According to Mahajan and Tian, the first lesson to be learnt in that context is that the gold rush we’ve seen over the past decade or so is history. They argue that China is not just taking orders anymore, but has developed its own sense for quality and customer service.
“If competition gets tougher and the days of easy money are gone, for companies, aside from investment implications, it has significant implications for the types of sales and marketing people that you have,” they say. “Now you need people who know how to market, who can talk [about] value proposition, who can talk about why this product or service is better than the competition’s, and give reasons for the customers to believe what you are saying.”
Despite that added level of complexity, China still is the ‘promised land’ for many a European manufacturing business. German brand Kögel, for instance, has staked out a claim in Asia too. Co-operating with Chinese company Weichai, it is highly motivated to slug out the old German rivalry with Schmitz Cargobull on Chinese soil and see who can best adjust to the new business environment in the Middle Kingdom.
If you believe Mahajan and Tian, who consulted Anil K Gupta, a renowned globalisation and strategy expert from the University of Maryland, for their most recent report, the winning party will have to be extremely smart to survive and thrive. To set a solid base, they recommend not to bank on a two-digit per cent growth rate, but plan on a more conservative figure around six or seven per cent.

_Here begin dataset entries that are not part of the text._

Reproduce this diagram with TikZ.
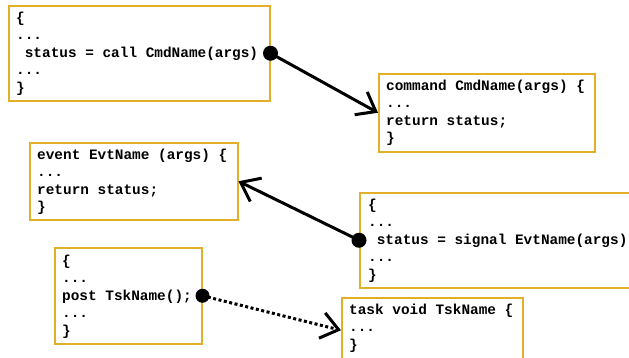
\documentclass[tikz,border=0pt]{standalone}
\usepackage{fontspec}
\newfontfamily\codefont{Liberation Mono}
\usetikzlibrary{arrows.meta}
\definecolor{boxline}{RGB}{225,175,40}
\newcommand{\spc}{\hspace*{0.6em}}
\begin{document}
\begin{tikzpicture}[x=1pt,y=-1pt,
  box/.style={draw=boxline, line width=1.5pt, fill=white, inner sep=0pt, anchor=north west},
  code/.style={anchor=base west, inner sep=0pt, text width=300pt, align=left,
    font=\fontsize{14.4}{17.5}\selectfont\codefont\bfseries},
  conn/.style={line width=3pt, -{Straight Barb[length=17pt,width=26pt]}},
  dotted conn/.style={conn, dash pattern=on 3pt off 2.5pt},
  dotc/.style={fill=black}]
\useasboundingbox (0,0) rectangle (629,357);
\clip (0,0) rectangle (629,357);
% boxes
\node[box, minimum width=261pt, minimum height=95pt] (b1) at (8,5) {};
\node[box, minimum width=216pt, minimum height=78pt] (b2) at (378,73) {};
\node[box, minimum width=208pt, minimum height=77pt] (b3) at (29,142) {};
\node[box, minimum width=280pt, minimum height=95pt] (b4) at (359,192) {};
\node[box, minimum width=147pt, minimum height=96pt] (b5) at (54,247) {};
\node[box, minimum width=181pt, minimum height=65pt] (b6) at (341,297) {};
% texts
\node[code] (t1) at (16,22) {\{\\...\\\spc status\spc=\spc call\spc CmdName(args)\\...\\\}};
\node[code] (t2) at (386,90) {command\spc CmdName(args)\spc\{\\...\\return\spc status;\\\}};
\node[code] (t3) at (37,159) {event\spc EvtName\spc(args)\spc\{\\...\\return\spc status;\\\}};
\node[code] (t4) at (368,209) {\{\\...\\\spc status\spc=\spc signal\spc EvtName(args)\\...\\\}};
\node[code] (t5) at (62,265) {\{\\...\\post\spc TskName();\\...\\\}};
\node[code] (t6) at (349,314) {task\spc void\spc TskName\spc\{\\...\\\}};
% connectors
\draw[conn] (b1.east) -- (b2.west);
\draw[conn] (b4.west) -- (b3.east);
\draw[dotted conn] (b5.east) -- (b6.west);
\fill[dotc] (b1.east) circle[radius=7.5];
\fill[dotc] (b4.west) circle[radius=7.5];
\fill[dotc] (b5.east) circle[radius=7];
\end{tikzpicture}
\end{document}
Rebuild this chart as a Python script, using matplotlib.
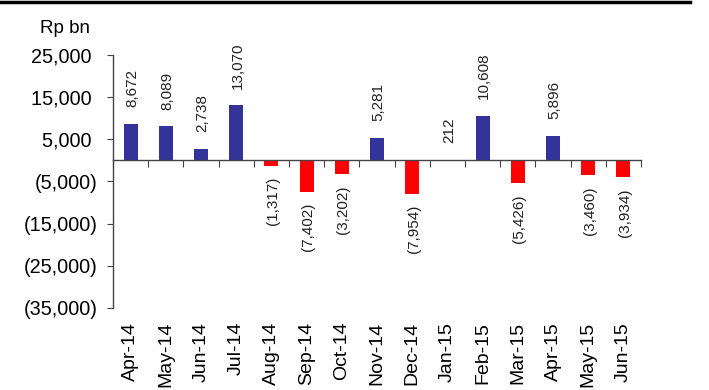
import matplotlib.pyplot as plt
import matplotlib.transforms as mtransforms
import numpy as np

plt.rcParams['font.family'] = ['Liberation Sans', 'DejaVu Sans']

months = ['Apr-14', 'May-14', 'Jun-14', 'Jul-14', 'Aug-14', 'Sep-14', 'Oct-14', 'Nov-14',
          'Dec-14', 'Jan-15', 'Feb-15', 'Mar-15', 'Apr-15', 'May-15', 'Jun-15']
flows = [8672, 8089, 2738, 13070, -1317, -7402, -3202, 5281,
         -7954, 212, 10608, -5426, 5896, -3460, -3934]
yticks = [25000, 15000, 5000, -5000, -15000, -25000, -35000]


def fmt(v):
    # accounting style: negatives in brackets, positives padded
    if v < 0:
        return '({:,})'.format(-v)
    return '{:,} '.format(v)


fig = plt.figure(figsize=(7.09, 3.90), dpi=100)
ax = fig.add_axes([0.1594, 0.2103, 0.7447, 0.6487])

x = np.arange(len(months))
colors = ['#333399' if v >= 0 else '#ff0000' for v in flows]
ax.bar(x, flows, width=0.4, color=colors, zorder=2)

ax.set_xlim(-0.5, len(months) - 0.5)
ax.set_ylim(-35000, 25000)

ax.spines['top'].set_visible(False)
ax.spines['right'].set_visible(False)
ax.spines['bottom'].set_position(('data', 0))
for s in ['left', 'bottom']:
    ax.spines[s].set_color('#444444')
    ax.spines[s].set_linewidth(1.0)

ax.set_yticks(yticks)
ax.set_yticklabels([fmt(v) for v in yticks], fontsize=14.3)
ax.tick_params(axis='y', direction='out', length=4.3, pad=7, color='#444444')

# category boundaries on the zero line
ax.set_xticks(np.arange(len(months) + 1) - 0.5)
ax.set_xticklabels([])
ax.tick_params(axis='x', direction='out', length=5, color='#444444')

# month labels under the plot area
trans = mtransforms.blended_transform_factory(ax.transData, ax.transAxes)
for i, m in enumerate(months):
    ax.annotate(m, (i, 0), xycoords=trans, xytext=(0, -10), textcoords='offset points',
                rotation=90, ha='center', va='top', fontsize=14)

# value labels
for i, v in enumerate(flows):
    if v >= 0:
        ax.annotate(fmt(v).strip(), (i, v), xytext=(1, 12), textcoords='offset points',
                    rotation=90, ha='center', va='bottom', fontsize=11, color='#222222')
    else:
        ax.annotate(fmt(v), (i, v), xytext=(1, -8), textcoords='offset points',
                    rotation=90, ha='center', va='top', fontsize=11, color='#222222')

fig.text(0.056, 0.905, 'Rp bn', fontsize=13.5, ha='left', va='bottom')
fig.add_artist(plt.Line2D([0, 0.973], [0.996, 0.996], color='black', lw=2.5))

fig.savefig('out.png', dpi=100)
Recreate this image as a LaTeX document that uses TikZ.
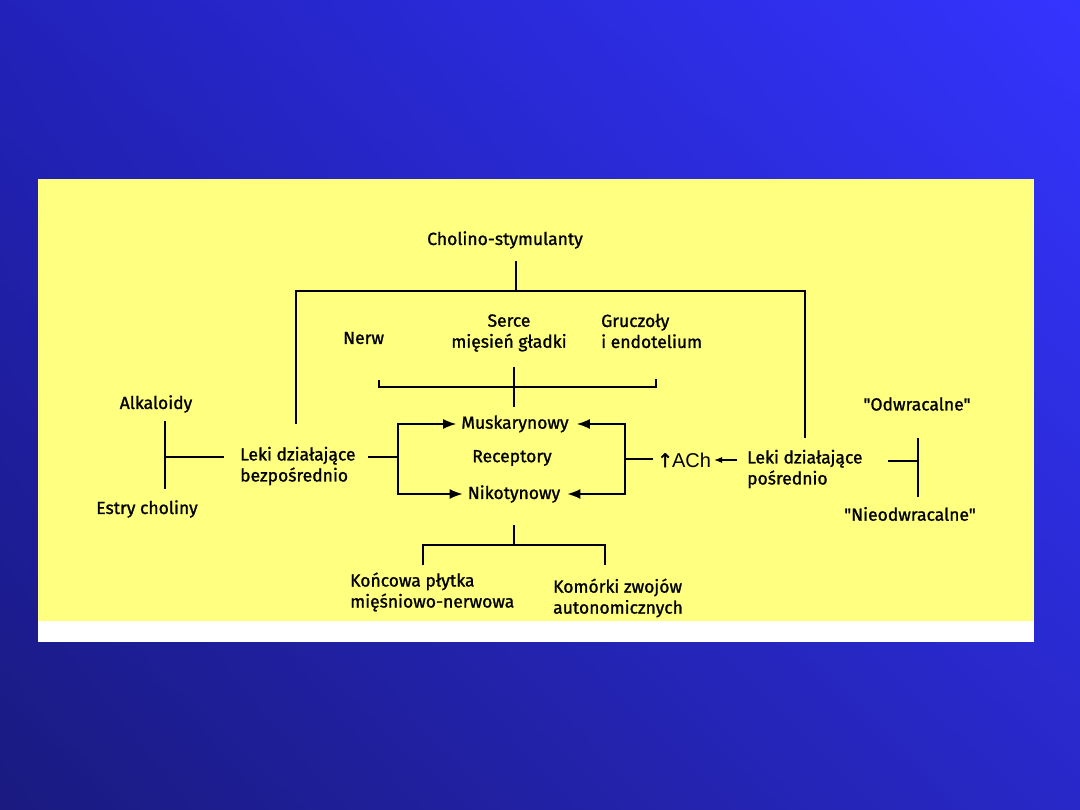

Secondly, they advise Schmitz Cargobull, Kögel and those who might follow to look at China as a marketing game. “If you do that, it will be a bigger market.”
Business consultant Ben Simpfendorfer adds that senior management should actively take responsibility for an Asia strategy instead of delegating responsibility to less empowered staff. “For mid-sized firms, there is a consistent pattern among the most successful firms of business owners or CEOs actually moving to the region,” he says, praising Andreas Schmitz’ work but warning over-excited executives not to jump in at the deep end.
“There’s no need to jump into Asia overnight. In fact, slow and steady is a good philosophy. But it is critical to have a long-term plan to both tap new customers and defend against new competitors.”